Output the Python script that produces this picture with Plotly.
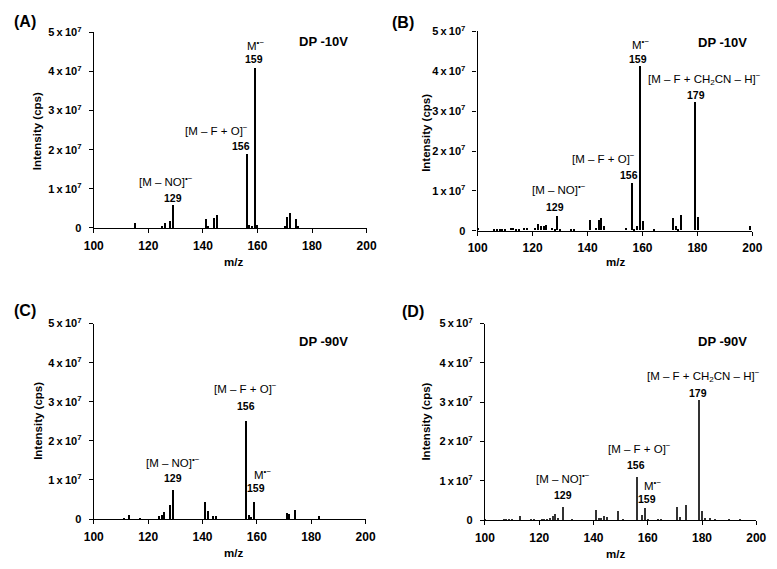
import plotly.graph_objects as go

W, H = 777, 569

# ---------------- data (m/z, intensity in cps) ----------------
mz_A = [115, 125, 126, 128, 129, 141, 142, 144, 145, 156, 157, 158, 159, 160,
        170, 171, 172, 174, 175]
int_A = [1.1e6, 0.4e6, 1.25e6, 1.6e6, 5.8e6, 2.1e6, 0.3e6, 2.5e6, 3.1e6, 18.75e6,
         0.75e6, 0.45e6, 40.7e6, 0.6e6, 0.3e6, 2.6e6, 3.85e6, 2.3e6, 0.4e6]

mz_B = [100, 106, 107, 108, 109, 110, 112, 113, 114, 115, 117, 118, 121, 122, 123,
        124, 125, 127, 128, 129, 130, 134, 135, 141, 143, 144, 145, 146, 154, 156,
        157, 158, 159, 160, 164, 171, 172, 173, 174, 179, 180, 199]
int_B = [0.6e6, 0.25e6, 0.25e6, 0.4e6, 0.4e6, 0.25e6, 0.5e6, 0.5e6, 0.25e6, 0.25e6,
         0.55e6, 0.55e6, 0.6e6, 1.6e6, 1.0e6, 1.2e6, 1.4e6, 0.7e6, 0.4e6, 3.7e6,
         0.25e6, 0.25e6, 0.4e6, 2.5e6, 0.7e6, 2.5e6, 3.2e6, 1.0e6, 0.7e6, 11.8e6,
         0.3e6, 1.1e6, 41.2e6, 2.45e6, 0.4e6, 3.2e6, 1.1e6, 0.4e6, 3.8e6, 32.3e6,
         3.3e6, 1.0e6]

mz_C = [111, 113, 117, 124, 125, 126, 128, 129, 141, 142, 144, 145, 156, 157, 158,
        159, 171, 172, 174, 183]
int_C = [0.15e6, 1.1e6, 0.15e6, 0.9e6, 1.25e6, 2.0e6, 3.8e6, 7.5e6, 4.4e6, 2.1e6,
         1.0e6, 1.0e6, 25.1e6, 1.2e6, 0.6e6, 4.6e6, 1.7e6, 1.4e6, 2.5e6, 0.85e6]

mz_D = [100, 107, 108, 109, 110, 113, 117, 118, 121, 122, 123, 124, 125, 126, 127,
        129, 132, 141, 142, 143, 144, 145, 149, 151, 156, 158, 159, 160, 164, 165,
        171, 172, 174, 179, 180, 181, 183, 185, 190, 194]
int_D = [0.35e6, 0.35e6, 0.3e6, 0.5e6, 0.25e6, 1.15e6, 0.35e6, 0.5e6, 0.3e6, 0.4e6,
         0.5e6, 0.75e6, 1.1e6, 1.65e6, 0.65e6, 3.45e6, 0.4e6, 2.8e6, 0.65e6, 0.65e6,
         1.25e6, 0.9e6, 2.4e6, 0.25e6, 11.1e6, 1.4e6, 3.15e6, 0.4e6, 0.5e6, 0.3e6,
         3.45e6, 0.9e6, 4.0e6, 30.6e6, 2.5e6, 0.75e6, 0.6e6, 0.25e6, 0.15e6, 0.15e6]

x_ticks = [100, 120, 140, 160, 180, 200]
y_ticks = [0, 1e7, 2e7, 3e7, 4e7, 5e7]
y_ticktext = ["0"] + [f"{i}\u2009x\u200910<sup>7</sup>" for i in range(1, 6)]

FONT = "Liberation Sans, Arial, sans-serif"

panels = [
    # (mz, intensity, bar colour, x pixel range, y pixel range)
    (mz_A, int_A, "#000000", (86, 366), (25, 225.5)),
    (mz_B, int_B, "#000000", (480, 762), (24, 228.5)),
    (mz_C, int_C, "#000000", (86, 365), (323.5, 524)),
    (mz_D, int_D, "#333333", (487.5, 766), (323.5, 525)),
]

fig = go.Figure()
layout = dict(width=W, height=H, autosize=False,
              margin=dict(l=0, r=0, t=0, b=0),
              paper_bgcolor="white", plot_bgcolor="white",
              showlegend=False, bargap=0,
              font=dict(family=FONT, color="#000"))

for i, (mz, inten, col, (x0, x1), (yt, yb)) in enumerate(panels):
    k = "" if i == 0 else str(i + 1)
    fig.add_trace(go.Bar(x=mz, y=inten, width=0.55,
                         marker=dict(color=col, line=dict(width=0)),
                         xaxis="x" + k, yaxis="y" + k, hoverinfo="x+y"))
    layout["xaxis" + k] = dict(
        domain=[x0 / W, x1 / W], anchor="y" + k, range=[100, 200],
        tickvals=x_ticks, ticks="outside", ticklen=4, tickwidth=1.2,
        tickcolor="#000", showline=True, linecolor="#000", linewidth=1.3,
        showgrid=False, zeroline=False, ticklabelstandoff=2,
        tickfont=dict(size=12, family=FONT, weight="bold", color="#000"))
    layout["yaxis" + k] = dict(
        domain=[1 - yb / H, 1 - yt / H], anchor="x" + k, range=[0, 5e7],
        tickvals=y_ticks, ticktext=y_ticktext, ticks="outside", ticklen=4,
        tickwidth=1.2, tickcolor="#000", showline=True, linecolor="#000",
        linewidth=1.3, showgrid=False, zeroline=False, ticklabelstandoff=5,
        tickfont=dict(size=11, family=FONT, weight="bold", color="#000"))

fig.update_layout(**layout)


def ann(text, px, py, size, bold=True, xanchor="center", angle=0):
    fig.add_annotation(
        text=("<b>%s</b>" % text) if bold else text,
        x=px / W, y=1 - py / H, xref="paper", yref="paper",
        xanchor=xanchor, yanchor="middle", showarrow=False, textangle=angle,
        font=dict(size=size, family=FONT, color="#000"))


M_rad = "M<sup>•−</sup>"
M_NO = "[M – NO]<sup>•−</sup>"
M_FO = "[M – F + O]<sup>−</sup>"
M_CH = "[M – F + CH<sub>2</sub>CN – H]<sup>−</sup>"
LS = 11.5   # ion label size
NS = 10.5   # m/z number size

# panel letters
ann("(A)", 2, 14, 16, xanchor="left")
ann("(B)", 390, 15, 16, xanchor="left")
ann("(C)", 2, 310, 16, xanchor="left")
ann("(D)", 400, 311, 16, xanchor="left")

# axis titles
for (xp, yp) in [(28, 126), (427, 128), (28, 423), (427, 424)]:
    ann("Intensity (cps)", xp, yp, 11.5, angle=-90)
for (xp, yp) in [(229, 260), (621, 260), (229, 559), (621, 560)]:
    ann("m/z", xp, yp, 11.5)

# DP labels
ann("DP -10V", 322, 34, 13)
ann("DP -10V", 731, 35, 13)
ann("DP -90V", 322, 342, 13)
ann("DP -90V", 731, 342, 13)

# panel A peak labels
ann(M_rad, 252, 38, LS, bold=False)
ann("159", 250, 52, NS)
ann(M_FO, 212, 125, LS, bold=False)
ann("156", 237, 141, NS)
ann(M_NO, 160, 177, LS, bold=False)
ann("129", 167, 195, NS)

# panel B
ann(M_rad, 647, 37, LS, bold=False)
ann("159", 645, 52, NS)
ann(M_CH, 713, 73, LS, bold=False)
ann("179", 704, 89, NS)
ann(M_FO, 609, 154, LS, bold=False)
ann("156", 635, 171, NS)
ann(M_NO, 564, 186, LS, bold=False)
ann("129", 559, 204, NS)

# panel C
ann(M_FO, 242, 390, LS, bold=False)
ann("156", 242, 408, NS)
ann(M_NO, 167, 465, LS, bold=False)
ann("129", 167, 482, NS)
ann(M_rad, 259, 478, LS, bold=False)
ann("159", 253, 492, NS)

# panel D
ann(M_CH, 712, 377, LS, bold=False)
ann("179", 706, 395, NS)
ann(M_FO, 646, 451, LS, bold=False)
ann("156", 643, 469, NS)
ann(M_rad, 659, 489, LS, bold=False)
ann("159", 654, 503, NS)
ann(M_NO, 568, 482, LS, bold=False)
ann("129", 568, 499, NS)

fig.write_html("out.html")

----

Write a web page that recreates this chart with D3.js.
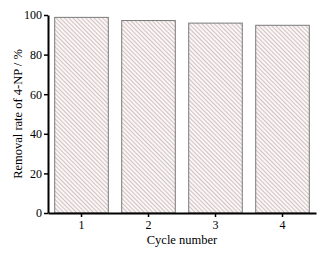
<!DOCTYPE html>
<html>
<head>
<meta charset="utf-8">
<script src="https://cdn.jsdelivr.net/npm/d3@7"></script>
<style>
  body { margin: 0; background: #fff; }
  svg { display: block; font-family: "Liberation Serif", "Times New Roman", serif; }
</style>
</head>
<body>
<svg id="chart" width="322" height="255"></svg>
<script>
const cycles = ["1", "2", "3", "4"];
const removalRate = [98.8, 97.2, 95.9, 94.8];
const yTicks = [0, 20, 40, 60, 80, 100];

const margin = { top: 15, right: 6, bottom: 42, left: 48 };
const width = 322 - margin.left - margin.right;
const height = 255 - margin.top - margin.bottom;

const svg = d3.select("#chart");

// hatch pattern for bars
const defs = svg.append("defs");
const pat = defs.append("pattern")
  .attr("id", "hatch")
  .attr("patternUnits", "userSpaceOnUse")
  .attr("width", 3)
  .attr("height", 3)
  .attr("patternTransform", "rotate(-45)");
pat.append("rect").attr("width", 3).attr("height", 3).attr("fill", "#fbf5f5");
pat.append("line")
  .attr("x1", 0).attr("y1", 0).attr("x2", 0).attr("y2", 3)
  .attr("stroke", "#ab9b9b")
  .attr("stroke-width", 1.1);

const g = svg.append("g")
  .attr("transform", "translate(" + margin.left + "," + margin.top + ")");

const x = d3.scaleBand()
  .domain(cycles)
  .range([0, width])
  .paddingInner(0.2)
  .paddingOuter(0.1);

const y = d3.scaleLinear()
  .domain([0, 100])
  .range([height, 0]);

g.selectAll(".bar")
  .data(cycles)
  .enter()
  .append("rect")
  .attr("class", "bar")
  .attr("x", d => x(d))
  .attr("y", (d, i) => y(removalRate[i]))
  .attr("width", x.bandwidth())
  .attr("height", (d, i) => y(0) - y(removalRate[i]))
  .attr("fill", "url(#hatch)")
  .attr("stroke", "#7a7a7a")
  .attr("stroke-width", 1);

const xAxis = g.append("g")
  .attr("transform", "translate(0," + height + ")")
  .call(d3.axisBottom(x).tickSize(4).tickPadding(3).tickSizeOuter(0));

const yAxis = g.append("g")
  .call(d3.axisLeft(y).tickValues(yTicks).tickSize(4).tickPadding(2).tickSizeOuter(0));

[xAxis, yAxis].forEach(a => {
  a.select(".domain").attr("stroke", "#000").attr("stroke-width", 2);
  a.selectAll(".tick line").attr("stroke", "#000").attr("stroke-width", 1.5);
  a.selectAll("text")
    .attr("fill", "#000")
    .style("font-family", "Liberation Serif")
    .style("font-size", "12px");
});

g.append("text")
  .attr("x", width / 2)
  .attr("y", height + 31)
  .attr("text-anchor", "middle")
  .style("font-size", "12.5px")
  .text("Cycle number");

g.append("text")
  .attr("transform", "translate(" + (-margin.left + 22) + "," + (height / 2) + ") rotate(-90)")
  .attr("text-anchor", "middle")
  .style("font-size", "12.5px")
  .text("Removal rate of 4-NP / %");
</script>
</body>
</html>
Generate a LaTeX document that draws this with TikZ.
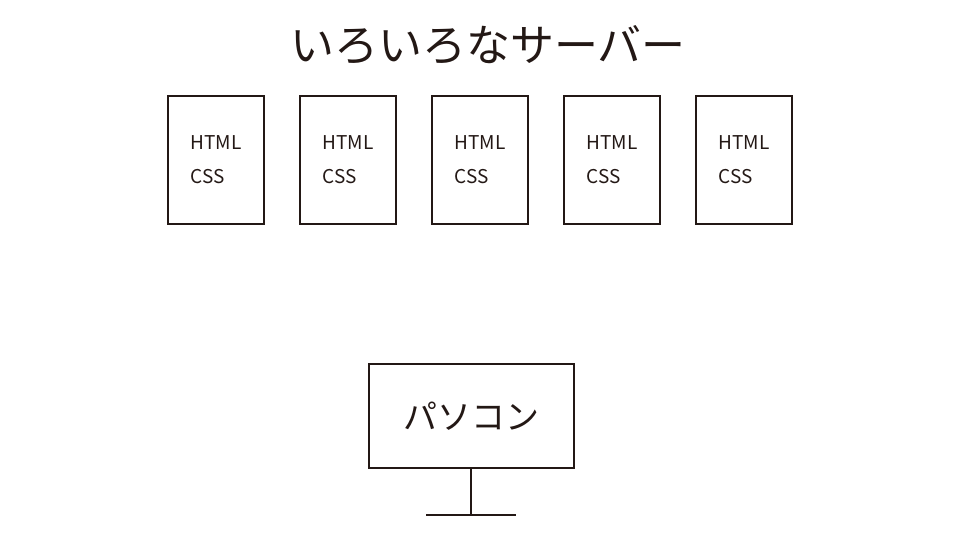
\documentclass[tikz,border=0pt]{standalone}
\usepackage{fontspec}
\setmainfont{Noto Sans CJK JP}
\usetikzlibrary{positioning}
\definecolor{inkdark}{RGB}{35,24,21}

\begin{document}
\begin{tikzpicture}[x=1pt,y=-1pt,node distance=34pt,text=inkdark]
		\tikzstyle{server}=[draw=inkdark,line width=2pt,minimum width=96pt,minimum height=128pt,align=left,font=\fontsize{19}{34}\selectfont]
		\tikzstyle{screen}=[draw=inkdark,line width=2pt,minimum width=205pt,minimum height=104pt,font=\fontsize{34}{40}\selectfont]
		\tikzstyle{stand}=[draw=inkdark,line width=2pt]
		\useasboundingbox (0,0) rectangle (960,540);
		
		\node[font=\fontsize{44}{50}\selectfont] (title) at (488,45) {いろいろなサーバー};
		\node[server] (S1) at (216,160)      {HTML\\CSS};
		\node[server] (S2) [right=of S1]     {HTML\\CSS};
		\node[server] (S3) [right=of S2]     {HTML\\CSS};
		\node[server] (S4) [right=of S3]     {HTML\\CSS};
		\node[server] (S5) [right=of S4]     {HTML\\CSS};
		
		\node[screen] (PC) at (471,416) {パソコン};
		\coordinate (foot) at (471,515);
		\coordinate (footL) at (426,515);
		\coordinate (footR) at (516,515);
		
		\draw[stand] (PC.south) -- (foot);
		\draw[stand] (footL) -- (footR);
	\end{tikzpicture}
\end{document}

----

◆ **Task instructions**
Copy nothing but the lines above that run from the one with "Output the Python" to the one with "0.25e6, 0.15e6, 0.15e6]", ends included; pictures stay out.

◆ **The answer**
Output the Python script that produces this picture with Plotly.
import plotly.graph_objects as go

W, H = 777, 569

# ---------------- data (m/z, intensity in cps) ----------------
mz_A = [115, 125, 126, 128, 129, 141, 142, 144, 145, 156, 157, 158, 159, 160,
        170, 171, 172, 174, 175]
int_A = [1.1e6, 0.4e6, 1.25e6, 1.6e6, 5.8e6, 2.1e6, 0.3e6, 2.5e6, 3.1e6, 18.75e6,
         0.75e6, 0.45e6, 40.7e6, 0.6e6, 0.3e6, 2.6e6, 3.85e6, 2.3e6, 0.4e6]

mz_B = [100, 106, 107, 108, 109, 110, 112, 113, 114, 115, 117, 118, 121, 122, 123,
        124, 125, 127, 128, 129, 130, 134, 135, 141, 143, 144, 145, 146, 154, 156,
        157, 158, 159, 160, 164, 171, 172, 173, 174, 179, 180, 199]
int_B = [0.6e6, 0.25e6, 0.25e6, 0.4e6, 0.4e6, 0.25e6, 0.5e6, 0.5e6, 0.25e6, 0.25e6,
         0.55e6, 0.55e6, 0.6e6, 1.6e6, 1.0e6, 1.2e6, 1.4e6, 0.7e6, 0.4e6, 3.7e6,
         0.25e6, 0.25e6, 0.4e6, 2.5e6, 0.7e6, 2.5e6, 3.2e6, 1.0e6, 0.7e6, 11.8e6,
         0.3e6, 1.1e6, 41.2e6, 2.45e6, 0.4e6, 3.2e6, 1.1e6, 0.4e6, 3.8e6, 32.3e6,
         3.3e6, 1.0e6]

mz_C = [111, 113, 117, 124, 125, 126, 128, 129, 141, 142, 144, 145, 156, 157, 158,
        159, 171, 172, 174, 183]
int_C = [0.15e6, 1.1e6, 0.15e6, 0.9e6, 1.25e6, 2.0e6, 3.8e6, 7.5e6, 4.4e6, 2.1e6,
         1.0e6, 1.0e6, 25.1e6, 1.2e6, 0.6e6, 4.6e6, 1.7e6, 1.4e6, 2.5e6, 0.85e6]

mz_D = [100, 107, 108, 109, 110, 113, 117, 118, 121, 122, 123, 124, 125, 126, 127,
        129, 132, 141, 142, 143, 144, 145, 149, 151, 156, 158, 159, 160, 164, 165,
        171, 172, 174, 179, 180, 181, 183, 185, 190, 194]
int_D = [0.35e6, 0.35e6, 0.3e6, 0.5e6, 0.25e6, 1.15e6, 0.35e6, 0.5e6, 0.3e6, 0.4e6,
         0.5e6, 0.75e6, 1.1e6, 1.65e6, 0.65e6, 3.45e6, 0.4e6, 2.8e6, 0.65e6, 0.65e6,
         1.25e6, 0.9e6, 2.4e6, 0.25e6, 11.1e6, 1.4e6, 3.15e6, 0.4e6, 0.5e6, 0.3e6,
         3.45e6, 0.9e6, 4.0e6, 30.6e6, 2.5e6, 0.75e6, 0.6e6, 0.25e6, 0.15e6, 0.15e6]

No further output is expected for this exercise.